(Provided data):

========================================================================

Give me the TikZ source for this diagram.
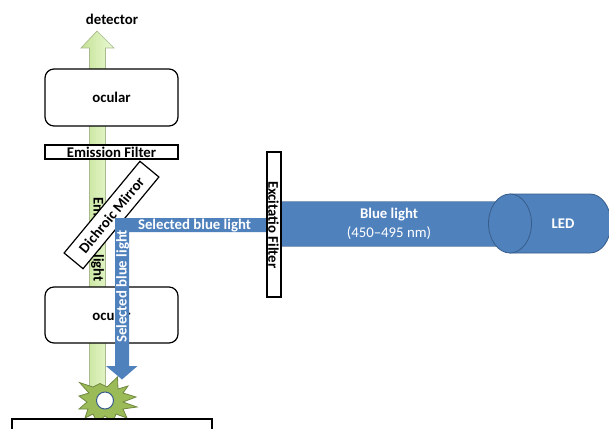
\documentclass[tikz,border=0pt]{standalone}
\usepackage{fontspec}
\setmainfont{Carlito}
\usetikzlibrary{shapes.geometric}
\definecolor{bluefill}{HTML}{4F81BD}
\definecolor{blueline}{HTML}{385D8A}
\definecolor{greenline}{HTML}{A9B98C}
\definecolor{starfill}{HTML}{9BBB59}
\definecolor{starline}{HTML}{71893F}
\definecolor{greenA}{HTML}{C5E295}
\definecolor{greenB}{HTML}{EAFAD6}
\tikzset{
  x=1pt,y=-1pt,
  lab/.style={font=\bfseries\fontsize{14.8}{16}\selectfont,inner sep=0pt,text=black},
  wlab/.style={lab,text=white},
  opt/.style={draw=black,line width=1.2pt,fill=white,rounded corners=9pt},
  filt/.style={draw=black,line width=1.2pt,fill=white},
  greenbeam/.style={draw=greenline,line width=0.7pt,left color=greenA,right color=greenB},
}
\begin{document}
\begin{tikzpicture}
\useasboundingbox (0,0) rectangle (609,428);
% green beam
\path[greenbeam] (97,31) -- (114,48) -- (105.5,48) -- (105.5,395) -- (89.5,395) -- (89.5,48) -- (81,48) -- cycle;
\node[lab,rotate=-90] (emlight) at (97.5,239.5) {Emission light};
% mirror
\node[filt,minimum width=119pt,minimum height=24.6pt,inner sep=0pt,rotate=50.4] (mirror) at (111.5,215) {};
\node[lab,rotate=50.4] (mirrorlab) at (111.5,215) {Dichroic Mirror};
% oculars
\node[opt,minimum width=133pt,minimum height=57pt,inner sep=0pt] (ocu1) at (111.5,97.5) {};
\node[lab] (ocu1t) at (111.5,97.5) {ocular};
\node[opt,minimum width=133pt,minimum height=56pt,inner sep=0pt] (ocu2) at (111.5,315) {};
\node[lab] (ocu2t) at (111.5,315) {ocular};
\node[filt,minimum width=133pt,minimum height=14pt,inner sep=0pt] (em) at (111.5,152) {};
\node[lab] (emt) at (111.5,152) {Emission Filter};
% blue L
\fill[bluefill] (115,218) -- (270,218) -- (270,232) -- (129,232) -- (129,366) -- (137.5,366) -- (122,379.5) -- (106,366) -- (115,366) -- cycle;
\node[wlab] (sel1) at (194.5,226) {Selected blue light};
\node[wlab,rotate=90] (sel2) at (122.6,286.5) {Selected blue light};
% star
\path[draw=starline,fill=starfill,line width=0.8pt]
 (79.5,382.5) -- (93,387) -- (100,383.5) -- (107,387) -- (117.5,377) -- (118,389) -- (128,386) -- (123,393)
 -- (136,397) -- (123,402) -- (137,407) -- (123,409) -- (127,418) -- (116,414) -- (113,422) -- (105,416)
 -- (97,422) -- (93,414) -- (85,418) -- (88,409) -- (79,409) -- (87,402) -- (79,396) -- (89,393) -- cycle;
\node[circle,draw=blueline,fill=white,line width=1pt,minimum size=17pt,inner sep=0pt] (dot) at (105,400.5) {};
\node[draw=black,line width=1.2pt,fill=white,minimum width=200pt,minimum height=30pt,inner sep=0pt] (sample) at (112,434) {};
% LED
\path[fill=bluefill,draw=blueline,line width=0.8pt] (510,194) -- (590,194) .. controls (601.6,194) and (611,207.2) .. (611,223.5) .. controls (611,239.8) and (601.6,253) .. (590,253) -- (510,253) -- cycle;
\fill[bluefill] (281,201) rectangle (500,246);
\draw[blueline!60,line width=0.5pt] (281,201) -- (497,201) (281,246) -- (497,246);
\node[ellipse,draw=blueline,fill=bluefill,line width=0.8pt,minimum width=43pt,minimum height=59pt,inner sep=0pt] (ledcap) at (510,223.5) {};
\node[wlab] (led) at (563,224) {LED};
\node[wlab] (bl) at (389,215) {Blue light};
\node[inner sep=0pt,text=white,font=\fontsize{14.8}{16}\selectfont] (nm) at (389,233) {(450–495 nm)};
% excitation filter
\node[filt,minimum width=14pt,minimum height=145pt,inner sep=0pt] (ex) at (274,224.5) {};
\node[lab,rotate=-90] (ext) at (273.5,224.7) {Excitatio Filter};
\node[lab] (det) at (112,19.5) {detector};
\end{tikzpicture}
\end{document}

========================================================================

(Given instruction):
Copy each line above precisely, dropping the pictures.

(Output for this exercise):
Give me the TikZ source for this diagram.
\documentclass[tikz,border=0pt]{standalone}
\usepackage{fontspec}
\setmainfont{Carlito}
\usetikzlibrary{shapes.geometric}
\definecolor{bluefill}{HTML}{4F81BD}
\definecolor{blueline}{HTML}{385D8A}
\definecolor{greenline}{HTML}{A9B98C}
\definecolor{starfill}{HTML}{9BBB59}
\definecolor{starline}{HTML}{71893F}
\definecolor{greenA}{HTML}{C5E295}
\definecolor{greenB}{HTML}{EAFAD6}
\tikzset{
  x=1pt,y=-1pt,
  lab/.style={font=\bfseries\fontsize{14.8}{16}\selectfont,inner sep=0pt,text=black},
  wlab/.style={lab,text=white},
  opt/.style={draw=black,line width=1.2pt,fill=white,rounded corners=9pt},
  filt/.style={draw=black,line width=1.2pt,fill=white},
  greenbeam/.style={draw=greenline,line width=0.7pt,left color=greenA,right color=greenB},
}
\begin{document}
\begin{tikzpicture}
\useasboundingbox (0,0) rectangle (609,428);
% green beam
\path[greenbeam] (97,31) -- (114,48) -- (105.5,48) -- (105.5,395) -- (89.5,395) -- (89.5,48) -- (81,48) -- cycle;
\node[lab,rotate=-90] (emlight) at (97.5,239.5) {Emission light};
% mirror
\node[filt,minimum width=119pt,minimum height=24.6pt,inner sep=0pt,rotate=50.4] (mirror) at (111.5,215) {};
\node[lab,rotate=50.4] (mirrorlab) at (111.5,215) {Dichroic Mirror};
% oculars
\node[opt,minimum width=133pt,minimum height=57pt,inner sep=0pt] (ocu1) at (111.5,97.5) {};
\node[lab] (ocu1t) at (111.5,97.5) {ocular};
\node[opt,minimum width=133pt,minimum height=56pt,inner sep=0pt] (ocu2) at (111.5,315) {};
\node[lab] (ocu2t) at (111.5,315) {ocular};
\node[filt,minimum width=133pt,minimum height=14pt,inner sep=0pt] (em) at (111.5,152) {};
\node[lab] (emt) at (111.5,152) {Emission Filter};
% blue L
\fill[bluefill] (115,218) -- (270,218) -- (270,232) -- (129,232) -- (129,366) -- (137.5,366) -- (122,379.5) -- (106,366) -- (115,366) -- cycle;
\node[wlab] (sel1) at (194.5,226) {Selected blue light};
\node[wlab,rotate=90] (sel2) at (122.6,286.5) {Selected blue light};
% star
\path[draw=starline,fill=starfill,line width=0.8pt]
 (79.5,382.5) -- (93,387) -- (100,383.5) -- (107,387) -- (117.5,377) -- (118,389) -- (128,386) -- (123,393)
 -- (136,397) -- (123,402) -- (137,407) -- (123,409) -- (127,418) -- (116,414) -- (113,422) -- (105,416)
 -- (97,422) -- (93,414) -- (85,418) -- (88,409) -- (79,409) -- (87,402) -- (79,396) -- (89,393) -- cycle;
\node[circle,draw=blueline,fill=white,line width=1pt,minimum size=17pt,inner sep=0pt] (dot) at (105,400.5) {};
\node[draw=black,line width=1.2pt,fill=white,minimum width=200pt,minimum height=30pt,inner sep=0pt] (sample) at (112,434) {};
% LED
\path[fill=bluefill,draw=blueline,line width=0.8pt] (510,194) -- (590,194) .. controls (601.6,194) and (611,207.2) .. (611,223.5) .. controls (611,239.8) and (601.6,253) .. (590,253) -- (510,253) -- cycle;
\fill[bluefill] (281,201) rectangle (500,246);
\draw[blueline!60,line width=0.5pt] (281,201) -- (497,201) (281,246) -- (497,246);
\node[ellipse,draw=blueline,fill=bluefill,line width=0.8pt,minimum width=43pt,minimum height=59pt,inner sep=0pt] (ledcap) at (510,223.5) {};
\node[wlab] (led) at (563,224) {LED};
\node[wlab] (bl) at (389,215) {Blue light};
\node[inner sep=0pt,text=white,font=\fontsize{14.8}{16}\selectfont] (nm) at (389,233) {(450–495 nm)};
% excitation filter
\node[filt,minimum width=14pt,minimum height=145pt,inner sep=0pt] (ex) at (274,224.5) {};
\node[lab,rotate=-90] (ext) at (273.5,224.7) {Excitatio Filter};
\node[lab] (det) at (112,19.5) {detector};
\end{tikzpicture}
\end{document}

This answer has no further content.